#### YOUR TASK
Return each line of the data below verbatim; pictures are to be left out.

#### INFORMATION SUPPLIED
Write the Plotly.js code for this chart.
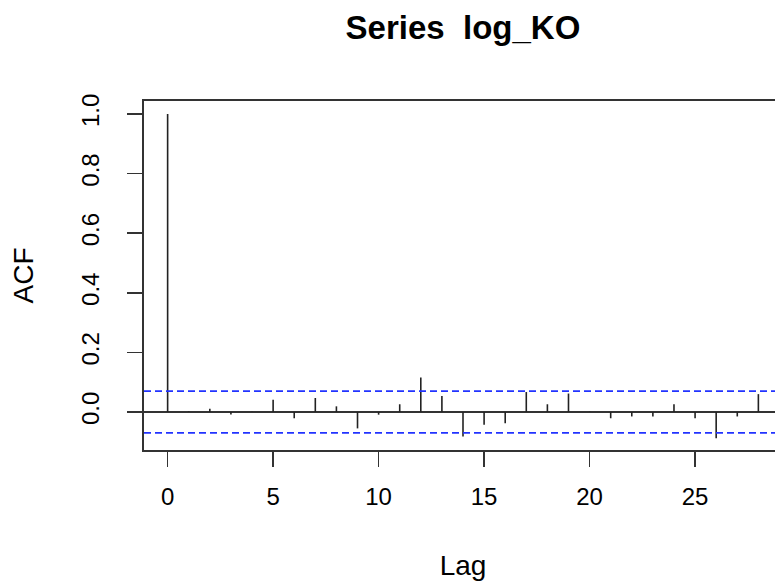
<!DOCTYPE html>
<html>
<head>
<meta charset="utf-8">
<script src="https://cdn.plot.ly/plotly-3.0.1.min.js"></script>
<style>
html, body { margin: 0; padding: 0; overflow: hidden; background: #fff; width: 775px; height: 582px; }
#chart { width: 790px; height: 582px; }
</style>
</head>
<body>
<div id="chart"></div>
<script>
// ACF values (lags 0..28)
const lags = [0,1,2,3,4,5,6,7,8,9,10,11,12,13,14,15,16,17,18,19,20,21,22,23,24,25,26,27,28];
const acfValues = [1.0, 0.002, 0.011, -0.008, 0.001, 0.041, -0.021, 0.047, 0.019, -0.055,
  -0.009, 0.026, 0.116, 0.054, -0.082, -0.043, -0.038, 0.067, 0.026, 0.062,
  0.001, -0.021, -0.015, -0.015, 0.026, -0.021, -0.088, -0.015, 0.060];
const ciValue = 0.07;
const xTicks = [0, 5, 10, 15, 20, 25];
const yTicks = [0.0, 0.2, 0.4, 0.6, 0.8, 1.0];
const yTickText = ["0.0", "0.2", "0.4", "0.6", "0.8", "1.0"];
const chartTitle = "Series\u00a0\u00a0log_KO";

// spikes (R type="h")
const sx = [], sy = [];
lags.forEach((l, i) => { sx.push(l, l, null); sy.push(0, acfValues[i], null); });

const font = 'Liberation Sans, Arial, sans-serif';
const traces = [{
  x: sx, y: sy, type: 'scatter', mode: 'lines',
  line: {color: '#222222', width: 1.6}, hoverinfo: 'skip', showlegend: false
}];

const layout = {
  width: 790, height: 582,
  margin: {l: 144, r: 8, t: 101, b: 132},
  paper_bgcolor: '#ffffff', plot_bgcolor: '#ffffff',
  font: {family: font, color: '#000000', size: 24},
  title: {text: chartTitle, font: {family: font, size: 33, weight: 'bold', color: '#000'},
          x: 0.5, xref: 'paper', y: 1 - 27/582, yref: 'container', yanchor: 'middle'},
  xaxis: {
    range: [-1.12, 29.12], tickvals: xTicks, ticks: 'outside', ticklen: 15, tickwidth: 1.5,
    tickcolor: '#333', showline: true, mirror: true, linecolor: '#333', linewidth: 1.6,
    showgrid: false, zeroline: false, ticklabelstandoff: 10,
    tickfont: {size: 24, color: '#000'},
    title: {text: 'Lag', font: {size: 28, color: '#000'}, standoff: 46}
  },
  yaxis: {
    range: [-0.1275, 1.0436], tickvals: yTicks, ticktext: yTickText, tickangle: -90,
    ticks: 'outside', ticklen: 15, tickwidth: 1.5, tickcolor: '#333',
    showline: true, mirror: true, linecolor: '#333', linewidth: 1.6,
    showgrid: false, zeroline: true, zerolinecolor: '#333', zerolinewidth: 1.6,
    ticklabelstandoff: 19,
    tickfont: {size: 24, color: '#000'},
    title: {text: 'ACF', font: {size: 28, color: '#000'}, standoff: 35}
  },
  shapes: [ciValue, -ciValue].map(v => ({
    type: 'line', xref: 'paper', x0: 0, x1: 1, yref: 'y', y0: v, y1: v,
    line: {color: '#2233ff', width: 1.6, dash: '7px,4px'}
  }))
};

Plotly.newPlot('chart', traces, layout, {displayModeBar: false, staticPlot: true});
</script>
</body>
</html>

#### FINISHED EXERCISE
Write the Plotly.js code for this chart.
<!DOCTYPE html>
<html>
<head>
<meta charset="utf-8">
<script src="https://cdn.plot.ly/plotly-3.0.1.min.js"></script>
<style>
html, body { margin: 0; padding: 0; overflow: hidden; background: #fff; width: 775px; height: 582px; }
#chart { width: 790px; height: 582px; }
</style>
</head>
<body>
<div id="chart"></div>
<script>
// ACF values (lags 0..28)
const lags = [0,1,2,3,4,5,6,7,8,9,10,11,12,13,14,15,16,17,18,19,20,21,22,23,24,25,26,27,28];
const acfValues = [1.0, 0.002, 0.011, -0.008, 0.001, 0.041, -0.021, 0.047, 0.019, -0.055,
  -0.009, 0.026, 0.116, 0.054, -0.082, -0.043, -0.038, 0.067, 0.026, 0.062,
  0.001, -0.021, -0.015, -0.015, 0.026, -0.021, -0.088, -0.015, 0.060];
const ciValue = 0.07;
const xTicks = [0, 5, 10, 15, 20, 25];
const yTicks = [0.0, 0.2, 0.4, 0.6, 0.8, 1.0];
const yTickText = ["0.0", "0.2", "0.4", "0.6", "0.8", "1.0"];
const chartTitle = "Series\u00a0\u00a0log_KO";

// spikes (R type="h")
const sx = [], sy = [];
lags.forEach((l, i) => { sx.push(l, l, null); sy.push(0, acfValues[i], null); });

const font = 'Liberation Sans, Arial, sans-serif';
const traces = [{
  x: sx, y: sy, type: 'scatter', mode: 'lines',
  line: {color: '#222222', width: 1.6}, hoverinfo: 'skip', showlegend: false
}];

const layout = {
  width: 790, height: 582,
  margin: {l: 144, r: 8, t: 101, b: 132},
  paper_bgcolor: '#ffffff', plot_bgcolor: '#ffffff',
  font: {family: font, color: '#000000', size: 24},
  title: {text: chartTitle, font: {family: font, size: 33, weight: 'bold', color: '#000'},
          x: 0.5, xref: 'paper', y: 1 - 27/582, yref: 'container', yanchor: 'middle'},
  xaxis: {
    range: [-1.12, 29.12], tickvals: xTicks, ticks: 'outside', ticklen: 15, tickwidth: 1.5,
    tickcolor: '#333', showline: true, mirror: true, linecolor: '#333', linewidth: 1.6,
    showgrid: false, zeroline: false, ticklabelstandoff: 10,
    tickfont: {size: 24, color: '#000'},
    title: {text: 'Lag', font: {size: 28, color: '#000'}, standoff: 46}
  },
  yaxis: {
    range: [-0.1275, 1.0436], tickvals: yTicks, ticktext: yTickText, tickangle: -90,
    ticks: 'outside', ticklen: 15, tickwidth: 1.5, tickcolor: '#333',
    showline: true, mirror: true, linecolor: '#333', linewidth: 1.6,
    showgrid: false, zeroline: true, zerolinecolor: '#333', zerolinewidth: 1.6,
    ticklabelstandoff: 19,
    tickfont: {size: 24, color: '#000'},
    title: {text: 'ACF', font: {size: 28, color: '#000'}, standoff: 35}
  },
  shapes: [ciValue, -ciValue].map(v => ({
    type: 'line', xref: 'paper', x0: 0, x1: 1, yref: 'y', y0: v, y1: v,
    line: {color: '#2233ff', width: 1.6, dash: '7px,4px'}
  }))
};

Plotly.newPlot('chart', traces, layout, {displayModeBar: false, staticPlot: true});
</script>
</body>
</html>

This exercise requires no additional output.